Characteristics of Autism

People with autism or Asperger syndrome may appear to behave unusually. There will generally be a reason for this: it can be an attempt to communicate, or a way of coping with a particular situation.   Every individual with an Autism Spectrum Condition (Autism) will have different characteristics but generally fall into the Triad of Impairments which can be seen below:




It is not uncommon for a person with an Autistic Spectrum Condition to have an additional diagnosis of some of the following:

Attention Deficit Hyperactivity Disorder:
ADHD is a group of behavioural symptoms that include inattentiveness, hyperactivity and impulsiveness. Attention deficit disorder (ADD) is a sub-type of ADHD.

Dyspraxia:
Dyspraxia, a type of developmental co-ordination disorder (DCD), is a disability that affects affects basic motor skills (such as walking or sitting upright) and fine motor skills (such as writing or picking up small objects) in children and adults.

Semantic Pragmatic Disorder:
SPD is a language disorder that affects semantic processing and the pragmatics of language use. Pragmatics refers to the use of language in a social context (knowing what to say and when to say it to people). Semantics refers to the meanings of words and phrases.

Hyperlexia:
Hyperlexia is an exceptional ability to read, not necessarily with any understanding of what is being read.  It can usually be identified at a very early age.

Anxiety Disorder:
AD is a general term that describes fears that are irrational or not based on fact.

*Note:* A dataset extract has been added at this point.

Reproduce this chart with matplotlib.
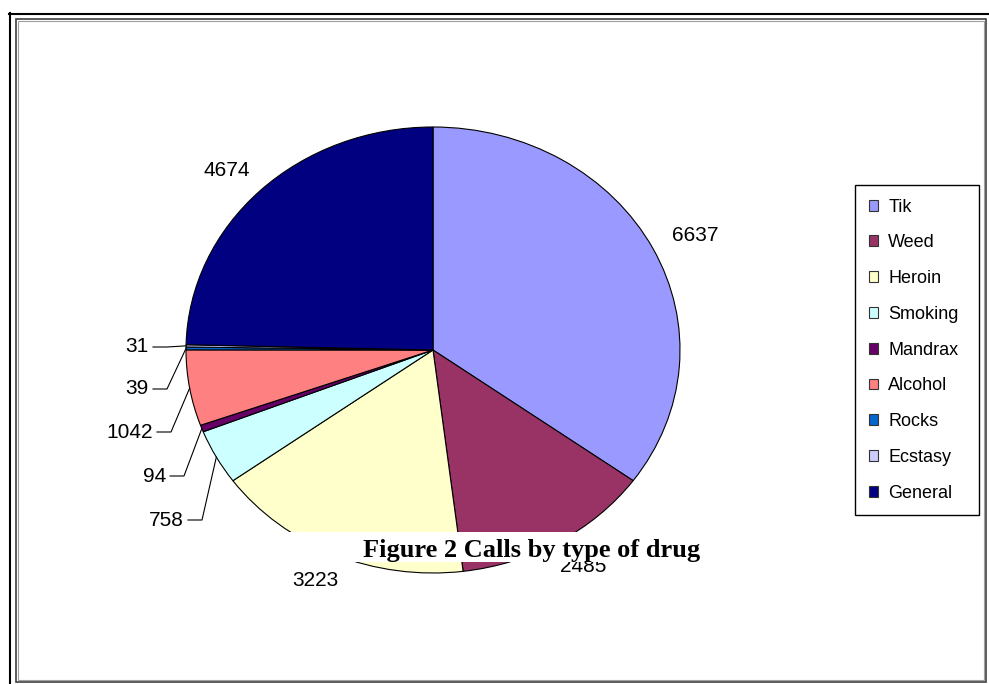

There are many types of anxiety disorders, including panic attacks, obsessive-compulsive disorder, social anxiety, and different phobias. Some people experience these feelings so severely that it interferes with their ability to cope with daily life.

Sensory Processing Disorder/Sensory Integration Dysfunction:
SPD/SID refers to an inability to use sensation effectively to make an appropriate response to fulfill demands from the environment. It can be found frequently but not invariably among children with speech & language delay, behaviour problems, learning disorders, minimal brain dysfunction, more severe neurological disorders such as autism & general developmental delay.